Il est sûr qu’il faut maintenir un grand équilibre entre la recherche fondamentale, la recherche appliquée et, par la suite, son application vers la commercialisation. Éventuellement, la recherche en amont n’existera plus. On aura peut-être commercialisé beaucoup de choses, mais il n’y aura plus rien dans le pipeline. […] Les organismes subventionnaires jouent donc un rôle très important, soit celui de financer la recherche fondamentale. » (Mme Catherine Beaudry, professeure à l’École Polytechnique de Montréal, 12 mai 2012, 9 h 40)

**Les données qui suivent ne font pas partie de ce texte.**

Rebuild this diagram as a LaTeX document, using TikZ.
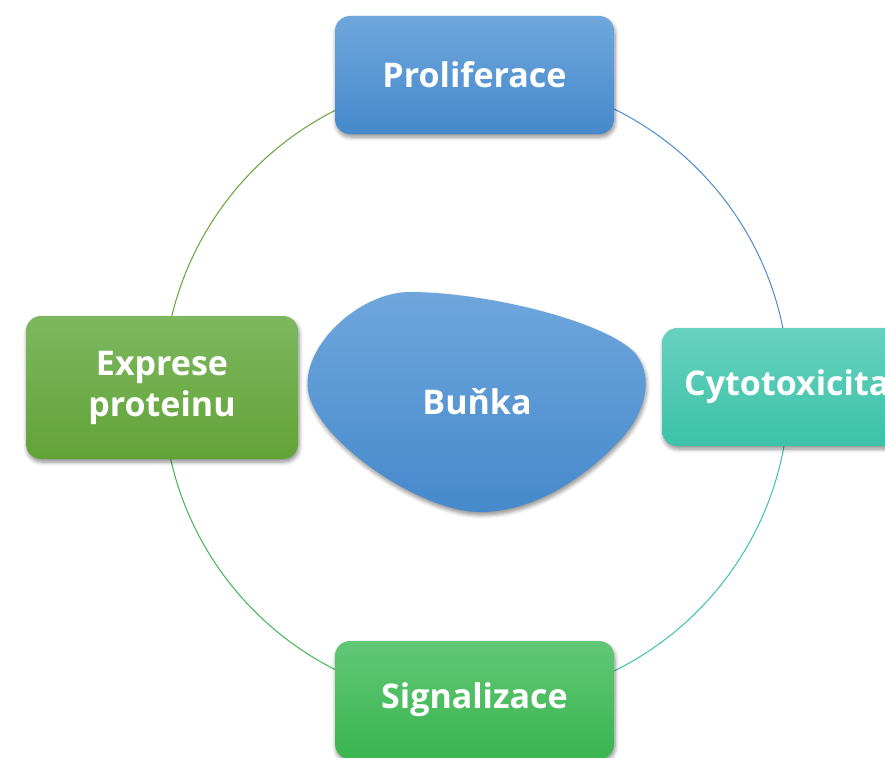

Conseil national de recherches

Recommandation

En raison du rôle important que joue le Conseil national de recherches en matière de recherche, notamment en ce qui concerne les brevets et les documents évalués par les pairs, et de création de savoir, que le gouvernement divulgue sur-le-champ au Parlement ses intentions en ce qui concerne le soutien à une réorientation vers des activités de recherche dirigées par les entreprises et pertinentes pour l’industrie.

Recommandation

Que le Conseil national de recherches conserve les droits de propriété intellectuelle découlant du travail de son personnel et qu’il continue d’appuyer les activités de recherche et de développement non orientées grâce à des mécanismes de financement à long terme stables et constants pour les projets de recherche fondamentale.

Contrefaçon

Devant la prolifération incessante de produits de consommation contrefaits sur le marché canadien, les néo-démocrates membres du Comité de l’industrie constatent qu’il est important, tant pour les entreprises que les consommateurs, de s’attaquer à la contrefaçon et à la violation du droit d’auteur. C’est d’autant plus important lorsque les biens contrefaits présentent un risque pour la santé ou la sécurité des Canadiens.

Malgré ces enjeux, les conservateurs ne sont pas intervenus rapidement et de manière équilibrée pour régler la question des biens contrefaits. De plus, le budget de 2012 prévoit des compressions de 143 millions de dollars à l’Agence des services frontaliers du Canada, ce qui entraînera une réduction du nombre d’agents de première ligne et réduira encore plus notre capacité de surveiller nos frontières.

Une approche équilibrée pour lutter contre la contrefaçon ou les infractions doit répondre également à l’intérêt public, et aux intérêts des titulaires de marques déposées et titulaires de droits d’auteur. Cela exigera des consultations pour faire en sorte que les droits et intérêts des individus sont respectés tout en admettant les coûts croissants que la contrefaçon impose à l’économie canadienne.

Recommandation

Que, dans un effort de sensibilisation au piratage et à la contrefaçon et de coordination, le gouvernement mette à contribution des groupes de consommateurs en plus des groupes de l’industrie.

Recommandation

Que les agents de la Gendarmerie royale du Canada et des services frontaliers aient les pouvoirs nécessaires à l’exécution de leur travail, tout en assurant le respect des libertés civiles et l’application régulière de la loi. Il faudra peut-être prévoir des indemnités lorsque la saisie des biens n’est pas justifiée.

Recommandation

Que des recours pénaux soient possibles lorsqu’il y a contrefaçon de marque de commerce ou piratage de droit d’auteur de manière délibérée et à l’échelle commerciale. Cependant, les consommateurs étant souvent incapables de faire la différence entre le produit original et le produit contrefait, les amendes excessives imposées aux consommateurs qui ne peuvent faire une telle distinction ne sont pas appropriées.

Recommandation

Que le gouvernement cesse de réduire le budget de l’Agence des services frontaliers du Canada et qu’il veille plutôt à ce qu’elle ait les ressources nécessaires pour lutter efficacement contre la contrefaçon sans nuire à l’exercice de ses autres importantes responsabilités, soit protéger les Canadiens et les frontières.